El otro día se me cruzó una anécdota de la formación de Paco de Lucía. Por lo visto, su padre lo ponía a ensayar a la guitarra durante horas sin fin. Alguna vez se quejó: "Me sangran los dedos". "Ya te dejarán de sangrar. Dale", contestaba el padre. Me parece muy bien, aunque no para mis hijos. Me explico.

Me parece muy bien porque con la blandura y los pañitos calientes no se llega a ningún sitio. Me cuentan de un obispo que se hace la siguiente reflexión: «Llevamos décadas poniendo a los chavales a dibujar y pintar cuando vienen a catequesis. Ahí está la explicación de por qué no conocen el catecismo. Lo que es más raro de entender es por qué no nos ha salido todavía ningún Velázquez». Pues no ha salido porque se da por bueno cualquier cartelito sensiblero y con colorinches. No les ha sangrado la mano de tanto pincel en busca de la perfección de un simple trazo. Entonces sí les hubiera aprovechado la catequesis.

Para alcanzar el grado de maestría en un arte, una profesión o un oficio hace falta mucha exigencia (al principio; luego, enseguida, autoexigencia). Cambiar la autoestima por la autoexigencia podría ser una forma práctica de conducirse.
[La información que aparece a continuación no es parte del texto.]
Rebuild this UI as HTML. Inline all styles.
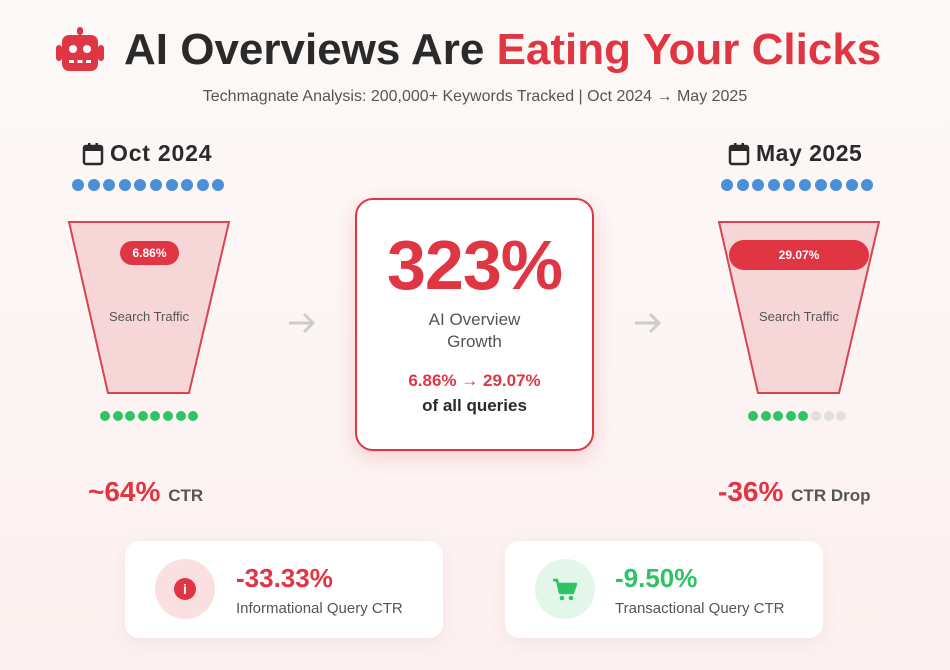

"¿Pero no has dicho que para tus hijos no?", me espetarán ustedes. En efecto, no lo de la guitarra a no ser que quisieran ser flamencos a toda costa, que no parece el caso. Es fundamental, si uno va a ser muy exigente, plantearse, antes de nada, en qué y para qué y si merecerá la pena esa exigencia.

Yo tengo un interés principal en que mis hijos sean dichosos, y, en particular, eternamente. Y no digo "felices" para que no se me confunda con Paulo Coelho. Para eso, estoy dispuesto a hacerles llorar… de risa. También me importa que sean virtuosos del arte de amar. Y unos genios de la libertad personal. Ya entienden por dónde voy.

¿Me escaqueo del sacrificio con una finta dialéctica? Qué va. Creo en el sacrificio (y en la mortificación, incluso), y en que hay que estar dispuesto a que te sangren los dedos por la coherencia de vida, por los principios, por la libertad de conciencia. Quiero decir, que creo en una educación integral, que incorpore el necesario esfuerzo, la estricta exigencia y la irremplazable autoexigencia, pero todo coordinado con un proyecto de vida completo o, mejor dicho, completándose. Tanto, que, cuando descubran su vocación profesional e intelectual, estén preparados para dejarse allí también la piel.